-- Start RECORDS TO PROCESS --

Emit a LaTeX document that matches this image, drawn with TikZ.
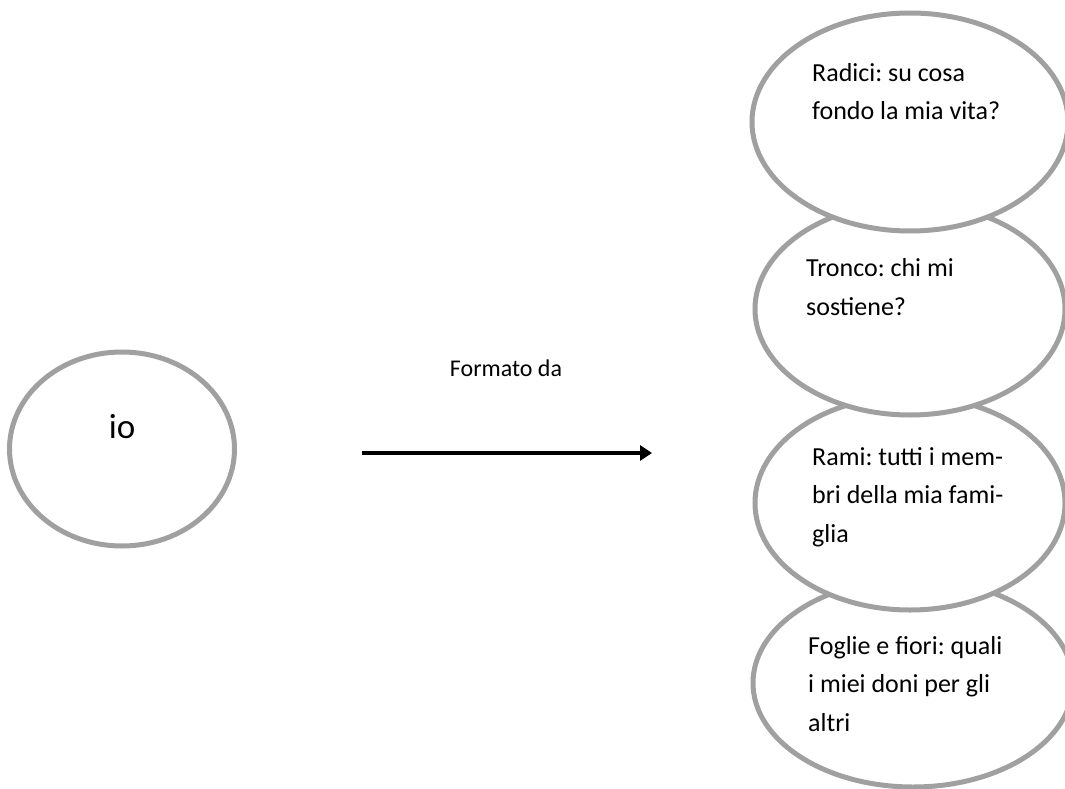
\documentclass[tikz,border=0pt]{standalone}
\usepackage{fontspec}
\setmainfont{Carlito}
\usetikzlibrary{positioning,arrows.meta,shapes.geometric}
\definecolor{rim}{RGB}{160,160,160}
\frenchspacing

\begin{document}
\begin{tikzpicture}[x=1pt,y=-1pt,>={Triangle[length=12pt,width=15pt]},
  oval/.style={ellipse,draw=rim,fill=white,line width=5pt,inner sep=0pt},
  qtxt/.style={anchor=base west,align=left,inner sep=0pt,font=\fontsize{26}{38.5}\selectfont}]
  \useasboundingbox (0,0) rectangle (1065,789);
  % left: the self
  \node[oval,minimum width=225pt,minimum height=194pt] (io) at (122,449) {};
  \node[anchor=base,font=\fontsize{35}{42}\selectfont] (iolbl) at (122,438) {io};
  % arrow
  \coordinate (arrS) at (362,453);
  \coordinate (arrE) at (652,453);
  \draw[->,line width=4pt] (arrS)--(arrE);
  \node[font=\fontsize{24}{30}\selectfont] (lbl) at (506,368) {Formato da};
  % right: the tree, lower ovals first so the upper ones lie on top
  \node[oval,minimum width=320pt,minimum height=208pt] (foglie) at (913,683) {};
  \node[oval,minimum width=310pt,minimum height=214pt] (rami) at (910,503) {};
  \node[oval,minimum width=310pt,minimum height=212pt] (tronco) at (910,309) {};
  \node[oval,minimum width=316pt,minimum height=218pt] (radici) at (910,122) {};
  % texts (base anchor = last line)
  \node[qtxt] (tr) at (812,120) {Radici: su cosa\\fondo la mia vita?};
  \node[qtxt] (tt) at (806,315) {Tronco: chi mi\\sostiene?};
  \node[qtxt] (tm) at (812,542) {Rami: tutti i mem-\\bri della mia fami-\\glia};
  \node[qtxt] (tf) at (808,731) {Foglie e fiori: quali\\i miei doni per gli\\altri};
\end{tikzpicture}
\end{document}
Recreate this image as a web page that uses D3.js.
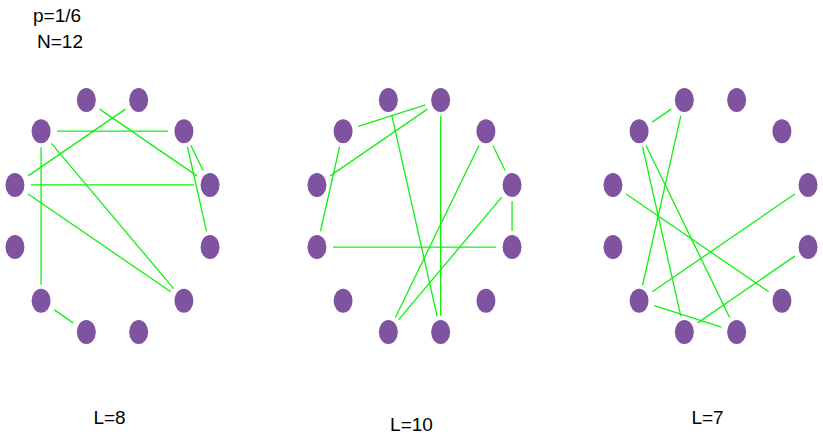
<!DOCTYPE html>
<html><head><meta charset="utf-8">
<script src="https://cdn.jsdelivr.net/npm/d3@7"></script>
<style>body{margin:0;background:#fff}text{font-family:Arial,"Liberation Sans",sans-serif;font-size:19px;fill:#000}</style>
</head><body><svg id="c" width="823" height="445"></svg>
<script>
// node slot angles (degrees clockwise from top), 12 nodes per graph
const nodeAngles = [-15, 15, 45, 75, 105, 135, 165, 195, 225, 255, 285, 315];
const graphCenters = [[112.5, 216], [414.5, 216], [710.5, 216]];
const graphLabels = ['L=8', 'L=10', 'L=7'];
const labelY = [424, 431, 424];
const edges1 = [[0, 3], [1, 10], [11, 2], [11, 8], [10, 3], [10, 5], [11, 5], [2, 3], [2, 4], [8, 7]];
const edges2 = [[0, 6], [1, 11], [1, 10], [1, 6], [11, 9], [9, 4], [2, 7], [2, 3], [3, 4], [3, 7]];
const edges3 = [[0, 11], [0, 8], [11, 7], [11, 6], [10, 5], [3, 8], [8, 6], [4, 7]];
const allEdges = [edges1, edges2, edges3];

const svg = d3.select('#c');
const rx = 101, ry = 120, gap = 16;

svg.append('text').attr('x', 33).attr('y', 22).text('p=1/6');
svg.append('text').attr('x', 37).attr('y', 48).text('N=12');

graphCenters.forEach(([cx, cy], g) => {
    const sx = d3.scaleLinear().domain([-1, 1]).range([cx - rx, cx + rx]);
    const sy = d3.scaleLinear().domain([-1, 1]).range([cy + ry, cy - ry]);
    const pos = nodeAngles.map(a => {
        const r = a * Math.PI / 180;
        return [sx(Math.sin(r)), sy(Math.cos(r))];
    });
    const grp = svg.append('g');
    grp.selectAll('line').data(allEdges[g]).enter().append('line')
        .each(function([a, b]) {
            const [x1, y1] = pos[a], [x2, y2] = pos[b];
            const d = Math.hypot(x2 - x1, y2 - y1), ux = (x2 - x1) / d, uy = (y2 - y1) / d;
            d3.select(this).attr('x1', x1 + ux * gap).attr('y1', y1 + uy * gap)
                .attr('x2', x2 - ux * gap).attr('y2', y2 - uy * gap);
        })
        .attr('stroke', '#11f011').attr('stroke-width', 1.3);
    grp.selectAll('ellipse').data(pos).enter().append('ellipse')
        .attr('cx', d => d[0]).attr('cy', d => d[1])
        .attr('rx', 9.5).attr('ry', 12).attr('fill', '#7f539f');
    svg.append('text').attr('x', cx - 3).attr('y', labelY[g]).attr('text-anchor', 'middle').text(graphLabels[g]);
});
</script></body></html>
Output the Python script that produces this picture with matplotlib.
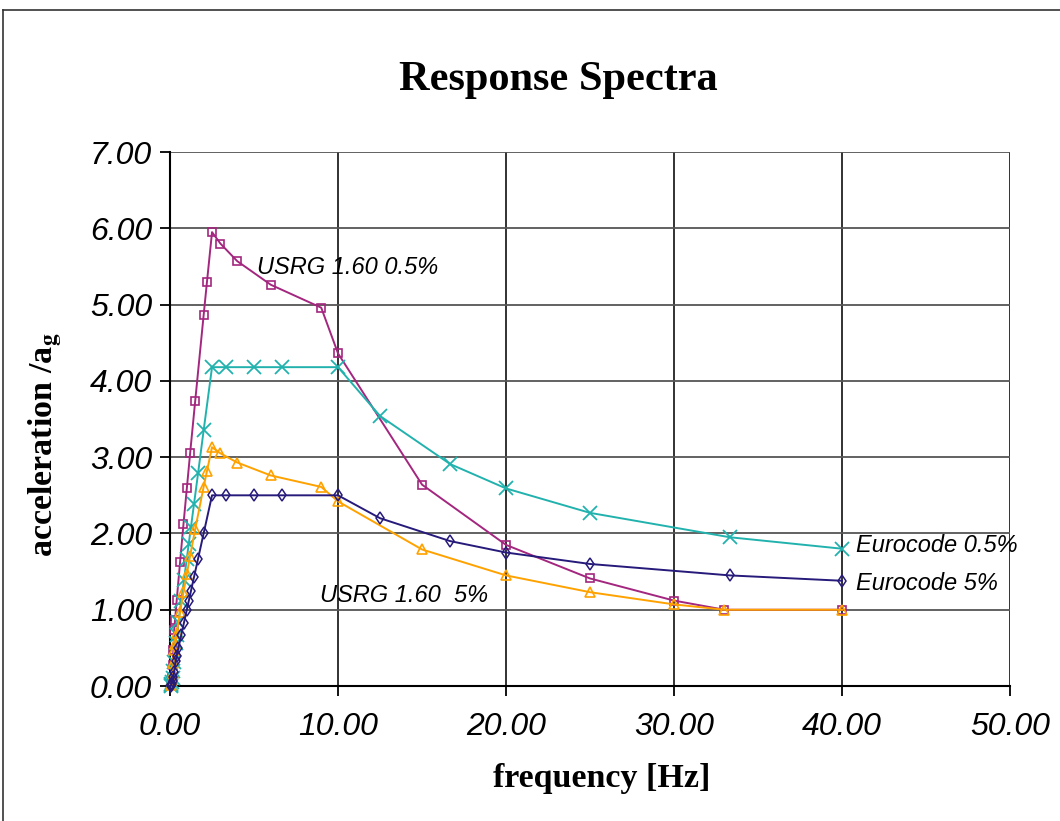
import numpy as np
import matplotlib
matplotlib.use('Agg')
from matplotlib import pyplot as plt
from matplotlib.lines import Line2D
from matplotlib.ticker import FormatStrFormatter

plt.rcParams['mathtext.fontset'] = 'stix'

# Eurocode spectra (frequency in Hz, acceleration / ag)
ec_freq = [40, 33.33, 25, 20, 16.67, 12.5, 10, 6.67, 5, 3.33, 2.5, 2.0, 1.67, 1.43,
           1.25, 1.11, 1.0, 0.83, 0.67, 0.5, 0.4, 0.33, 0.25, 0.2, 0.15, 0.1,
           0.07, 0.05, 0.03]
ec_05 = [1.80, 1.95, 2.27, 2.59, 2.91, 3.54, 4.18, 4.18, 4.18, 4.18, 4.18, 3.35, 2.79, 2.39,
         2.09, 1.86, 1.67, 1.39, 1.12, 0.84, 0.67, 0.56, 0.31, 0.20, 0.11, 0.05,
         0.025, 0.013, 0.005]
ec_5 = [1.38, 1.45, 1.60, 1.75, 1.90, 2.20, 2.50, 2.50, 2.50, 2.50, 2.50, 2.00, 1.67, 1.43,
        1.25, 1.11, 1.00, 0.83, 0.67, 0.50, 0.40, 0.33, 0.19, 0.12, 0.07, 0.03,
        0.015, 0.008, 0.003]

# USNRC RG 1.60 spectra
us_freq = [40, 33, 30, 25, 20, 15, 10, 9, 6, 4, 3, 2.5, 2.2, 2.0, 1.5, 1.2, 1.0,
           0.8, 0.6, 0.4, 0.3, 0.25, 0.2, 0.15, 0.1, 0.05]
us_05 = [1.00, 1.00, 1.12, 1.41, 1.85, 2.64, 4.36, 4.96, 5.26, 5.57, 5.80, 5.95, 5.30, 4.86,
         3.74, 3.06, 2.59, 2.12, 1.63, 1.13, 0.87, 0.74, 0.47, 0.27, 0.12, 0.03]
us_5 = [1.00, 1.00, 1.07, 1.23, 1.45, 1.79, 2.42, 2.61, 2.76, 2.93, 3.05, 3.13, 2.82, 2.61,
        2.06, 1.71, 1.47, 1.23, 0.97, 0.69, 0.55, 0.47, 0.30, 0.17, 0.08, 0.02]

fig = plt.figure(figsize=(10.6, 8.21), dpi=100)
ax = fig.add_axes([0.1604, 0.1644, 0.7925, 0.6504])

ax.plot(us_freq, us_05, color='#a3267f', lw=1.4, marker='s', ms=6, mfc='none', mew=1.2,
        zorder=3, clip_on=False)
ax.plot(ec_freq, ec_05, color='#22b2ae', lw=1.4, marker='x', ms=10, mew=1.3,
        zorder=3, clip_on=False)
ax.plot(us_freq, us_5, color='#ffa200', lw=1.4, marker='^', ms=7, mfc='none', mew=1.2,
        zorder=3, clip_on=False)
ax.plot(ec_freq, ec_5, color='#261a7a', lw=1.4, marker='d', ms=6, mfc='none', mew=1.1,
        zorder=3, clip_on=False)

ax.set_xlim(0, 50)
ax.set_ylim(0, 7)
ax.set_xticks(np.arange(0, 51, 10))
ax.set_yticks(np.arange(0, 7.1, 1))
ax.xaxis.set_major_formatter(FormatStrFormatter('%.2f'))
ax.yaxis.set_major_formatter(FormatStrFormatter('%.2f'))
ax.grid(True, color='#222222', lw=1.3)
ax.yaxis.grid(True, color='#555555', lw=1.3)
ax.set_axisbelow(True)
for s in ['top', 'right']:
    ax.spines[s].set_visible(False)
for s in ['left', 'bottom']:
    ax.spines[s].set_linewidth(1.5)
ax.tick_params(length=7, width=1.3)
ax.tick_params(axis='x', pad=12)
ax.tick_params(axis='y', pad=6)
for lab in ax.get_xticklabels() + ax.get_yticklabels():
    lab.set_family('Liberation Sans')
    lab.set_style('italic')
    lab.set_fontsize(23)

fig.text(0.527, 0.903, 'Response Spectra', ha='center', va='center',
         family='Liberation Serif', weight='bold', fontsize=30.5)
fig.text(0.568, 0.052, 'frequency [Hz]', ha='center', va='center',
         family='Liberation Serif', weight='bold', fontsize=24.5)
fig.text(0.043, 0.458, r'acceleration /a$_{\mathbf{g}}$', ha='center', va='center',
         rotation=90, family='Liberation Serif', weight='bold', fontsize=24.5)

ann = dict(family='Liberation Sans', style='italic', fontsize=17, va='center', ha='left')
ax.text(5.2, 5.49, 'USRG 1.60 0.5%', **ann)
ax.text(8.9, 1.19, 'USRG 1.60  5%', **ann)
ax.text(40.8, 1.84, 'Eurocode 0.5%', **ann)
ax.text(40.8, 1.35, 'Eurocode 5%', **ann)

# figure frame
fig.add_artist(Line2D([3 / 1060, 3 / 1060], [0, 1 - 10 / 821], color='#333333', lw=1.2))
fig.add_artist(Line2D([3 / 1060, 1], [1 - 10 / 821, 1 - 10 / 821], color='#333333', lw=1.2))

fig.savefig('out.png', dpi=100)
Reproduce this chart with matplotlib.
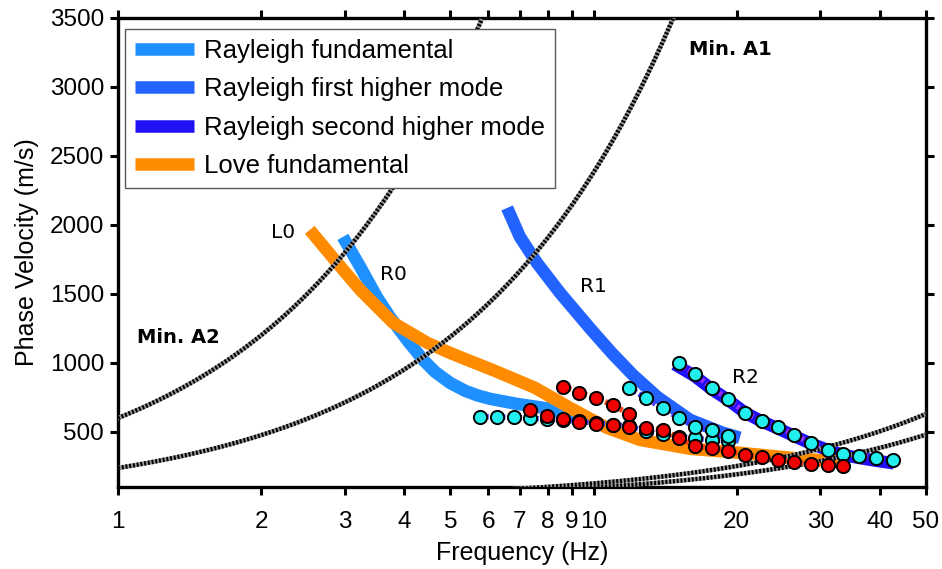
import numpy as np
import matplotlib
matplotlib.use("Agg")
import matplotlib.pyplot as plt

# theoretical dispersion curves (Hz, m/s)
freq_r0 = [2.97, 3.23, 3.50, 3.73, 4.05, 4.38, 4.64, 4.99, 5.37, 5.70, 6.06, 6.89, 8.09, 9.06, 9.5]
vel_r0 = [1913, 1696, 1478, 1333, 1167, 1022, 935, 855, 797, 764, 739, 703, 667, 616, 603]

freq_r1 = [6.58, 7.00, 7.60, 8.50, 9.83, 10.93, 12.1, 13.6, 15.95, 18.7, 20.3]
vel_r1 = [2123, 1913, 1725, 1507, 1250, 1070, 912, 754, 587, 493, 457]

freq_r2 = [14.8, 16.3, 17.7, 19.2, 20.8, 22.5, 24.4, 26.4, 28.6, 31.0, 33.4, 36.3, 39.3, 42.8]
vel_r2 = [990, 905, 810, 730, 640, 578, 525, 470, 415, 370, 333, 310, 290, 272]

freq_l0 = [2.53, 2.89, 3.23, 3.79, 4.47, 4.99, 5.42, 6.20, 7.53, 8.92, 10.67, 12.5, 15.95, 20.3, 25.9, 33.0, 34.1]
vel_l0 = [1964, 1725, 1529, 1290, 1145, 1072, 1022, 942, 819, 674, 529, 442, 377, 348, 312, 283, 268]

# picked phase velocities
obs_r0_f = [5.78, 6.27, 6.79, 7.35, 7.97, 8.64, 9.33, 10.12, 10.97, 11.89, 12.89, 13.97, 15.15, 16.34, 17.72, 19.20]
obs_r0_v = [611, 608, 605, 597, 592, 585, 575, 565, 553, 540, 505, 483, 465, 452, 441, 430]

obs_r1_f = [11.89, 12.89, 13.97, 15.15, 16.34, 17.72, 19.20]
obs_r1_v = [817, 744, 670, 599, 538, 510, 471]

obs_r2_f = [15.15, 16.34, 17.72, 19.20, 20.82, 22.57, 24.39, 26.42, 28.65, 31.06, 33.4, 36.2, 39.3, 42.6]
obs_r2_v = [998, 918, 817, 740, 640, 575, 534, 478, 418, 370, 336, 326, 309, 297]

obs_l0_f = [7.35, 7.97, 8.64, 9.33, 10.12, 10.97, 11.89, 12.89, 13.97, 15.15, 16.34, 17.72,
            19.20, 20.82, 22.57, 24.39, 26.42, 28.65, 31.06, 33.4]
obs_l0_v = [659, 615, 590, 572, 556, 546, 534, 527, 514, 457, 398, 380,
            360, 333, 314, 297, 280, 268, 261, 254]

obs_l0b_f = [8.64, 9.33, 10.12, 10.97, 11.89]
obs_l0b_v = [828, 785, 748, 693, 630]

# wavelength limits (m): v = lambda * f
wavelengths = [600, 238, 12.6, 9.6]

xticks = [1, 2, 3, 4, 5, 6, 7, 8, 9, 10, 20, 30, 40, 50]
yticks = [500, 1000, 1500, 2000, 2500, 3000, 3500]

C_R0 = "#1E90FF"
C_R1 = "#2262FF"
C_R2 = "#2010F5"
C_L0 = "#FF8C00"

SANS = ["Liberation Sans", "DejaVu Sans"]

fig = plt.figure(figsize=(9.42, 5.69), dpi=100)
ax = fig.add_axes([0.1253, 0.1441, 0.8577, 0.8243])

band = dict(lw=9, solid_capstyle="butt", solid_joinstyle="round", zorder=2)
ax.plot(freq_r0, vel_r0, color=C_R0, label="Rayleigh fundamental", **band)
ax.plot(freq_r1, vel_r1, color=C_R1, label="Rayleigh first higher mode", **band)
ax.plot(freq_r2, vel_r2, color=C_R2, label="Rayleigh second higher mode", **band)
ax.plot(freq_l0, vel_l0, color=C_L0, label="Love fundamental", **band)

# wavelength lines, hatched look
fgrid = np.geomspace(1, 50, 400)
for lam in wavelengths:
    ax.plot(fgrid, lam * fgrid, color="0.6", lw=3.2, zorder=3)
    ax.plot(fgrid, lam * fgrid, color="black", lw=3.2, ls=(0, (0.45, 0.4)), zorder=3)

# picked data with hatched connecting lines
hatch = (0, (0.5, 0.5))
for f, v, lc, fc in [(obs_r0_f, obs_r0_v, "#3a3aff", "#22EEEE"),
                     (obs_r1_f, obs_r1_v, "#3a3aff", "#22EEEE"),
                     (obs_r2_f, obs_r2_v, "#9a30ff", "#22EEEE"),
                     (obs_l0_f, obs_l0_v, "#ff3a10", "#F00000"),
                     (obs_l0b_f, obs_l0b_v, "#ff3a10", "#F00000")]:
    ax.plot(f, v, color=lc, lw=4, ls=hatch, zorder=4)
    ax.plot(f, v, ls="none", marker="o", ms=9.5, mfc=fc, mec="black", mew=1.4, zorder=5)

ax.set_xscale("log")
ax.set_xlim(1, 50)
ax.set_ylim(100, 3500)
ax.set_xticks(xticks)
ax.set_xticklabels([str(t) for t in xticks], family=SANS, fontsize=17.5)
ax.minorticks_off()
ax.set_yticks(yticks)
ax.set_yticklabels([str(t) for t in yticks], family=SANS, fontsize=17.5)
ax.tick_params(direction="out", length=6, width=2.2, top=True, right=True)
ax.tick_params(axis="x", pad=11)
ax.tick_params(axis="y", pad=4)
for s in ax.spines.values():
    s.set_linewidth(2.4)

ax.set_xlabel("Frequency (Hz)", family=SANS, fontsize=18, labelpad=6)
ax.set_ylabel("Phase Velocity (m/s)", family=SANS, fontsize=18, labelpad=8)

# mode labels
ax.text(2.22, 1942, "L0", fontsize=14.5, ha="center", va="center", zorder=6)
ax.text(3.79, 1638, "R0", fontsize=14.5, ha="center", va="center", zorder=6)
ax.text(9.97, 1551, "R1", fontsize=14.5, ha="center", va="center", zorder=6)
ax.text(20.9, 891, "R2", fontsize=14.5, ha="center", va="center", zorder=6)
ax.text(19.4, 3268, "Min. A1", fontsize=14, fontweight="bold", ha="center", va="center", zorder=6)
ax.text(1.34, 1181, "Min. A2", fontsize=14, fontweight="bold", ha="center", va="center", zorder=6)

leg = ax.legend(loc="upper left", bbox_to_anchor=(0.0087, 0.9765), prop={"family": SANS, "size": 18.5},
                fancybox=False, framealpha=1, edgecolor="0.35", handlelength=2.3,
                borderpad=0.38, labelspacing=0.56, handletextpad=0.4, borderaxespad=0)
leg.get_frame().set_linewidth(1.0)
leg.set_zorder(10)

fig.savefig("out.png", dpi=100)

-- End RECORDS TO PROCESS --

Look above for the line with "Reproduce this chart with matplotlib." and copy exactly from it through the line with "yticks = [500, 1000, 1500, 2000, 2500, 3000, 3500]", both included. Omit the pictures.

» EXERCISE SOLUTION:
Reproduce this chart with matplotlib.
import numpy as np
import matplotlib
matplotlib.use("Agg")
import matplotlib.pyplot as plt

# theoretical dispersion curves (Hz, m/s)
freq_r0 = [2.97, 3.23, 3.50, 3.73, 4.05, 4.38, 4.64, 4.99, 5.37, 5.70, 6.06, 6.89, 8.09, 9.06, 9.5]
vel_r0 = [1913, 1696, 1478, 1333, 1167, 1022, 935, 855, 797, 764, 739, 703, 667, 616, 603]

freq_r1 = [6.58, 7.00, 7.60, 8.50, 9.83, 10.93, 12.1, 13.6, 15.95, 18.7, 20.3]
vel_r1 = [2123, 1913, 1725, 1507, 1250, 1070, 912, 754, 587, 493, 457]

freq_r2 = [14.8, 16.3, 17.7, 19.2, 20.8, 22.5, 24.4, 26.4, 28.6, 31.0, 33.4, 36.3, 39.3, 42.8]
vel_r2 = [990, 905, 810, 730, 640, 578, 525, 470, 415, 370, 333, 310, 290, 272]

freq_l0 = [2.53, 2.89, 3.23, 3.79, 4.47, 4.99, 5.42, 6.20, 7.53, 8.92, 10.67, 12.5, 15.95, 20.3, 25.9, 33.0, 34.1]
vel_l0 = [1964, 1725, 1529, 1290, 1145, 1072, 1022, 942, 819, 674, 529, 442, 377, 348, 312, 283, 268]

# picked phase velocities
obs_r0_f = [5.78, 6.27, 6.79, 7.35, 7.97, 8.64, 9.33, 10.12, 10.97, 11.89, 12.89, 13.97, 15.15, 16.34, 17.72, 19.20]
obs_r0_v = [611, 608, 605, 597, 592, 585, 575, 565, 553, 540, 505, 483, 465, 452, 441, 430]

obs_r1_f = [11.89, 12.89, 13.97, 15.15, 16.34, 17.72, 19.20]
obs_r1_v = [817, 744, 670, 599, 538, 510, 471]

obs_r2_f = [15.15, 16.34, 17.72, 19.20, 20.82, 22.57, 24.39, 26.42, 28.65, 31.06, 33.4, 36.2, 39.3, 42.6]
obs_r2_v = [998, 918, 817, 740, 640, 575, 534, 478, 418, 370, 336, 326, 309, 297]

obs_l0_f = [7.35, 7.97, 8.64, 9.33, 10.12, 10.97, 11.89, 12.89, 13.97, 15.15, 16.34, 17.72,
            19.20, 20.82, 22.57, 24.39, 26.42, 28.65, 31.06, 33.4]
obs_l0_v = [659, 615, 590, 572, 556, 546, 534, 527, 514, 457, 398, 380,
            360, 333, 314, 297, 280, 268, 261, 254]

obs_l0b_f = [8.64, 9.33, 10.12, 10.97, 11.89]
obs_l0b_v = [828, 785, 748, 693, 630]

# wavelength limits (m): v = lambda * f
wavelengths = [600, 238, 12.6, 9.6]

xticks = [1, 2, 3, 4, 5, 6, 7, 8, 9, 10, 20, 30, 40, 50]
yticks = [500, 1000, 1500, 2000, 2500, 3000, 3500]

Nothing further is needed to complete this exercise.